Code that draws figures
----

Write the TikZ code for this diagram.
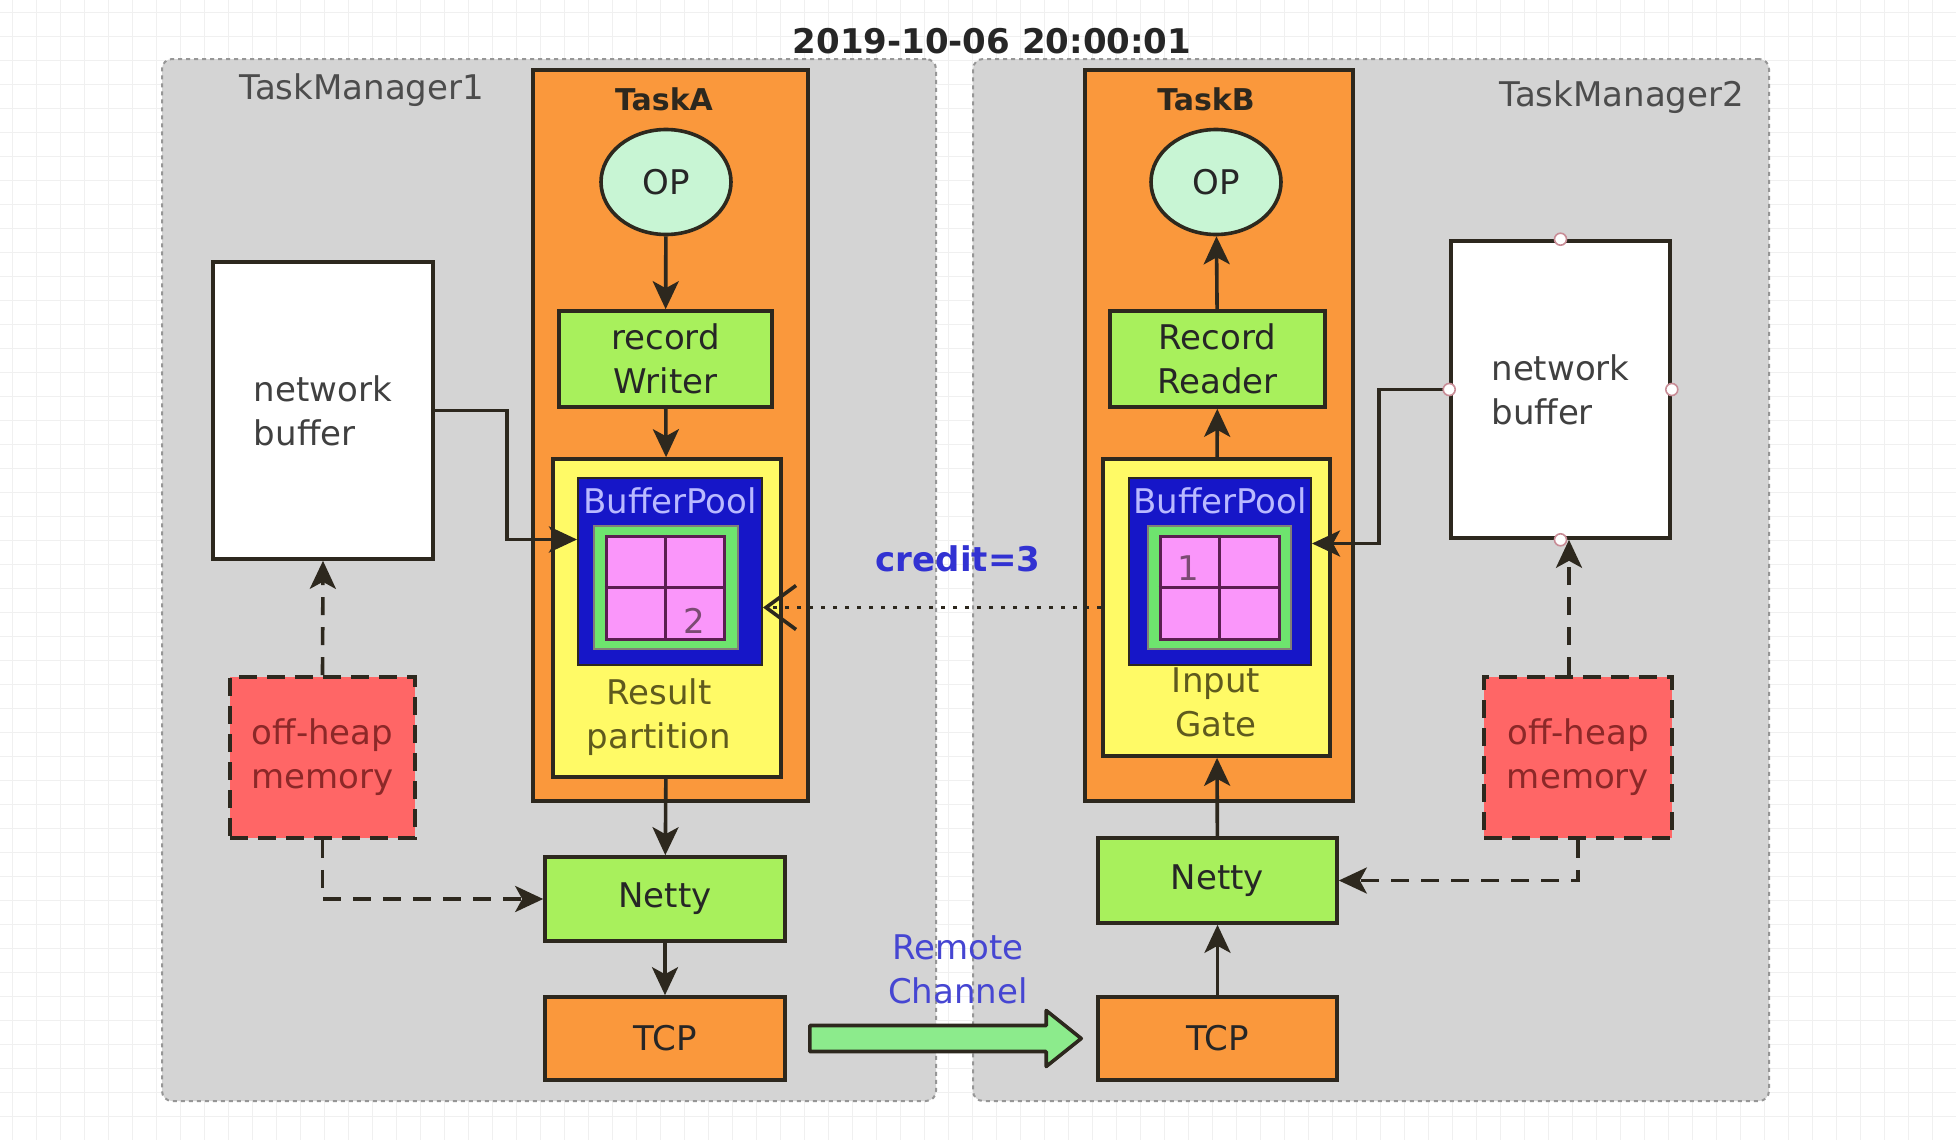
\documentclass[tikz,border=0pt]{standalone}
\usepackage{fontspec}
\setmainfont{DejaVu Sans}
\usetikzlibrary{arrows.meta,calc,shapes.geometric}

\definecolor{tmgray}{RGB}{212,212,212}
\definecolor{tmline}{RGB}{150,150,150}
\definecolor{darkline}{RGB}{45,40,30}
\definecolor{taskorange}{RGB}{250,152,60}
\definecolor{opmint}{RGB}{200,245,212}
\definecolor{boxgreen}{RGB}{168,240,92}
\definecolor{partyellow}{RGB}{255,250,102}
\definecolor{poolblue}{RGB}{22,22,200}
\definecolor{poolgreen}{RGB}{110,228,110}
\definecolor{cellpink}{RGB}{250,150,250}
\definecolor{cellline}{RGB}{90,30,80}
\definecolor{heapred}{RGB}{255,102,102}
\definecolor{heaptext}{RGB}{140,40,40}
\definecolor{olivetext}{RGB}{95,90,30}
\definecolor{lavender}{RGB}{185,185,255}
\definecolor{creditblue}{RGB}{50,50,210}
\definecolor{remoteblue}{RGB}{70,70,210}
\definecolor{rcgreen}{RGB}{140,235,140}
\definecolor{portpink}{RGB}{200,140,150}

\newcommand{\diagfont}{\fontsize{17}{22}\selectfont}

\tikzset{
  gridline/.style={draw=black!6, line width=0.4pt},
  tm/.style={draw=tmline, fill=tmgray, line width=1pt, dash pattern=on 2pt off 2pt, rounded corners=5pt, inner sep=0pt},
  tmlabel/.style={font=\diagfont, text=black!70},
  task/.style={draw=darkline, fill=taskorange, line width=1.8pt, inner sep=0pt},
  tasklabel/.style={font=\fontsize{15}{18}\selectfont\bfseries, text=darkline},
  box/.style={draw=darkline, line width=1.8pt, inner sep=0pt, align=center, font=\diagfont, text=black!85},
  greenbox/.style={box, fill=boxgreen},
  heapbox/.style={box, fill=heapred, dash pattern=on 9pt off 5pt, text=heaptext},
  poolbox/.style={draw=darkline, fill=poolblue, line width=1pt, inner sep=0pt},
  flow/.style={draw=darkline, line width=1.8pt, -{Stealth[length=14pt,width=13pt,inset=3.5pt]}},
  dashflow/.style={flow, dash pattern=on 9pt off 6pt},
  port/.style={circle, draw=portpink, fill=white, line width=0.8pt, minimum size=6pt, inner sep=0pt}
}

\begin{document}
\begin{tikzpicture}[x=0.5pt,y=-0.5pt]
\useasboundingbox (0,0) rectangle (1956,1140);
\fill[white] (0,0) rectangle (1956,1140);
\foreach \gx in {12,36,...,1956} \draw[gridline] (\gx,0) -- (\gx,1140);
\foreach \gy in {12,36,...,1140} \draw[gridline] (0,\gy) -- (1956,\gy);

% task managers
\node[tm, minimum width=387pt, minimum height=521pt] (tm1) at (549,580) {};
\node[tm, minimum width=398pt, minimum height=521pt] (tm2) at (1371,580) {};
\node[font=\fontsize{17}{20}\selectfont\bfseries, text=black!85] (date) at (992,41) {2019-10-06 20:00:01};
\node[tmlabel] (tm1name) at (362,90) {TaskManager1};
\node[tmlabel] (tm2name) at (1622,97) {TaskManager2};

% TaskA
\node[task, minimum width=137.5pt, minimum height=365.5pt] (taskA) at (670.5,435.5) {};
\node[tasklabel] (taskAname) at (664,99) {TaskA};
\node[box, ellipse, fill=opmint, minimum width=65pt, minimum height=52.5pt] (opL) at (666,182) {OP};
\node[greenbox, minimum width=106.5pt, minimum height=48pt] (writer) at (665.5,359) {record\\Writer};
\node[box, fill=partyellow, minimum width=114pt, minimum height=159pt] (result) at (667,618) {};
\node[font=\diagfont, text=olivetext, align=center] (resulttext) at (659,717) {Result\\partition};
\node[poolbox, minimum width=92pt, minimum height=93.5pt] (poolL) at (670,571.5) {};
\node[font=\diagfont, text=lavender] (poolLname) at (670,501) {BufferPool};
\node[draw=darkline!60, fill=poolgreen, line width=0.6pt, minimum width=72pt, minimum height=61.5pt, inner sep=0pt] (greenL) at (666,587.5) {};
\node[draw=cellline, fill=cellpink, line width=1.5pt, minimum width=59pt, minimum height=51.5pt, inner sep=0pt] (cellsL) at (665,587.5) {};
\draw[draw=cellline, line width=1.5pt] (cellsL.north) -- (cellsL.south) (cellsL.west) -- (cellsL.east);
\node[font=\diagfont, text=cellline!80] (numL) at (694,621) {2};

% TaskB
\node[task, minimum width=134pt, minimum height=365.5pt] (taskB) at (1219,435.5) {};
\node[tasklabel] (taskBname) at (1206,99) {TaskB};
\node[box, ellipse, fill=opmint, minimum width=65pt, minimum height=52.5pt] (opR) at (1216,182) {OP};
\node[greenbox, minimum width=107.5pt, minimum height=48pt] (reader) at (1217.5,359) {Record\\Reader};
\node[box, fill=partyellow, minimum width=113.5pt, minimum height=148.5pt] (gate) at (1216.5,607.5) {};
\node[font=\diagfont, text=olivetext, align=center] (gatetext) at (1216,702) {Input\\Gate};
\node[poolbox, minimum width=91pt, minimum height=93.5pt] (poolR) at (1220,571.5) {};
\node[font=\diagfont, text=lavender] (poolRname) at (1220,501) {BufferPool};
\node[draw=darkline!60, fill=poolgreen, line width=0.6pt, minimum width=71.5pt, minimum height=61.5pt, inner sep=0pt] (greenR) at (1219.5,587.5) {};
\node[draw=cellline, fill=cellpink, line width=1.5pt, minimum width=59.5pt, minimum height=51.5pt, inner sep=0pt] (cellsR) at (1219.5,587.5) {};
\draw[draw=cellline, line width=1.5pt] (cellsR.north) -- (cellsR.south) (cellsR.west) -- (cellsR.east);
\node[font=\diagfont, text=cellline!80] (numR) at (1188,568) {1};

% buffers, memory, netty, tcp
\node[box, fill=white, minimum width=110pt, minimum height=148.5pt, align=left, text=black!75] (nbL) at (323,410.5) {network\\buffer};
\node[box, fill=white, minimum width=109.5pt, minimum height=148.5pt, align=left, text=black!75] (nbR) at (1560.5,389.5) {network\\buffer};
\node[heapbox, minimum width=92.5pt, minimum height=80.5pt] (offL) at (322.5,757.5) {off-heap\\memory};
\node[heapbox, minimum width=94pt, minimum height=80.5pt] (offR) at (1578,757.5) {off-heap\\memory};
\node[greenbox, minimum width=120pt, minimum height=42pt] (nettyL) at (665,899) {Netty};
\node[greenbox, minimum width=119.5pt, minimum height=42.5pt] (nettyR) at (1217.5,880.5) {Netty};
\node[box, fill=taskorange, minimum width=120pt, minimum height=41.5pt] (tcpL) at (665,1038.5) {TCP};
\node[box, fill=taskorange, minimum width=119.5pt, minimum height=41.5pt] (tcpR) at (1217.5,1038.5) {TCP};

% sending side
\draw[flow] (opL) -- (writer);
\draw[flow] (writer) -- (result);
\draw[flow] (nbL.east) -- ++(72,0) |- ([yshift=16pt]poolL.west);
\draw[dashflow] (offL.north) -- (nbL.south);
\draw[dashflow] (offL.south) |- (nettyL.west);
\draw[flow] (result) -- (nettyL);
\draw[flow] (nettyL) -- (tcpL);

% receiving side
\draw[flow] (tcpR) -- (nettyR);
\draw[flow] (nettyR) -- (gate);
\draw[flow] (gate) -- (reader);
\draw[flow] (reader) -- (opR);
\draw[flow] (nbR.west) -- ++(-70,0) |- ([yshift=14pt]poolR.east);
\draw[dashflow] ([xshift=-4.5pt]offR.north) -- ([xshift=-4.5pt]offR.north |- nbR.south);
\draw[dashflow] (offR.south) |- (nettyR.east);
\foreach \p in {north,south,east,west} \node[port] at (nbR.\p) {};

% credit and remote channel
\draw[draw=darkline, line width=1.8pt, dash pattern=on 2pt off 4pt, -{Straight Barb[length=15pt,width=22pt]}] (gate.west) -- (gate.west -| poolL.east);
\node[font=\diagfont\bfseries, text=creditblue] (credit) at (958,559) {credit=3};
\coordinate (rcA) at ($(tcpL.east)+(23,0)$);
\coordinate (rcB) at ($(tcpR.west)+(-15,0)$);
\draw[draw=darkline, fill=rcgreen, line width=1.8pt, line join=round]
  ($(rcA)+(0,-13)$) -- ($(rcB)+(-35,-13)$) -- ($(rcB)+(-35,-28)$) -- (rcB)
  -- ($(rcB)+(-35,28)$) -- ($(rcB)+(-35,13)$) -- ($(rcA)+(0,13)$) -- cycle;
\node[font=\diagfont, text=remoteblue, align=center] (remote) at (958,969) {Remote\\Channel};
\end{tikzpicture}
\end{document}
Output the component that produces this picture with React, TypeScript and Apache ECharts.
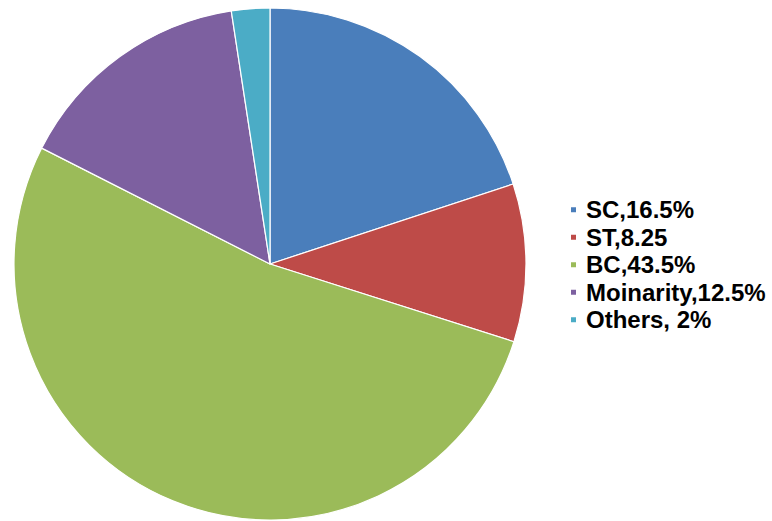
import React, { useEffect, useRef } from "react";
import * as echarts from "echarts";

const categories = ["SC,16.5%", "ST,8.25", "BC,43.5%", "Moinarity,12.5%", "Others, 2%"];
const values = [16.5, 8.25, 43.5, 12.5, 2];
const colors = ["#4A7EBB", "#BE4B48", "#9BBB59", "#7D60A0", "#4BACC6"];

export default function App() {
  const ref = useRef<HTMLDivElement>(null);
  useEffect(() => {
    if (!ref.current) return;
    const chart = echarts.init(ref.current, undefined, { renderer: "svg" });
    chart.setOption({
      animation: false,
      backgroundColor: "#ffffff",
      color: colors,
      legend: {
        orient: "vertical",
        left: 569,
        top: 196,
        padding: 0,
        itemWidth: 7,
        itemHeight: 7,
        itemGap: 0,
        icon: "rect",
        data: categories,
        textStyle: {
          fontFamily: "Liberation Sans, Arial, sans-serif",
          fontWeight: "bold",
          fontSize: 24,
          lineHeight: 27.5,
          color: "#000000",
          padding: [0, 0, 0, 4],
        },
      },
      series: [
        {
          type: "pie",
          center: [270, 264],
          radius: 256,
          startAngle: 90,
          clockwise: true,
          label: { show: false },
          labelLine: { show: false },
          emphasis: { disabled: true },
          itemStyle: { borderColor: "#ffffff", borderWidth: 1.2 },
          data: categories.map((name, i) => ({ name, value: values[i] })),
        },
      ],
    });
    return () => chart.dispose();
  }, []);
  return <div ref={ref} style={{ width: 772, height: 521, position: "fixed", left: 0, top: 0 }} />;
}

----

_Challenge:_
In the entries above, some lines may contain the string "React"; report how many, without additional comment.

_Answer to the task:_
2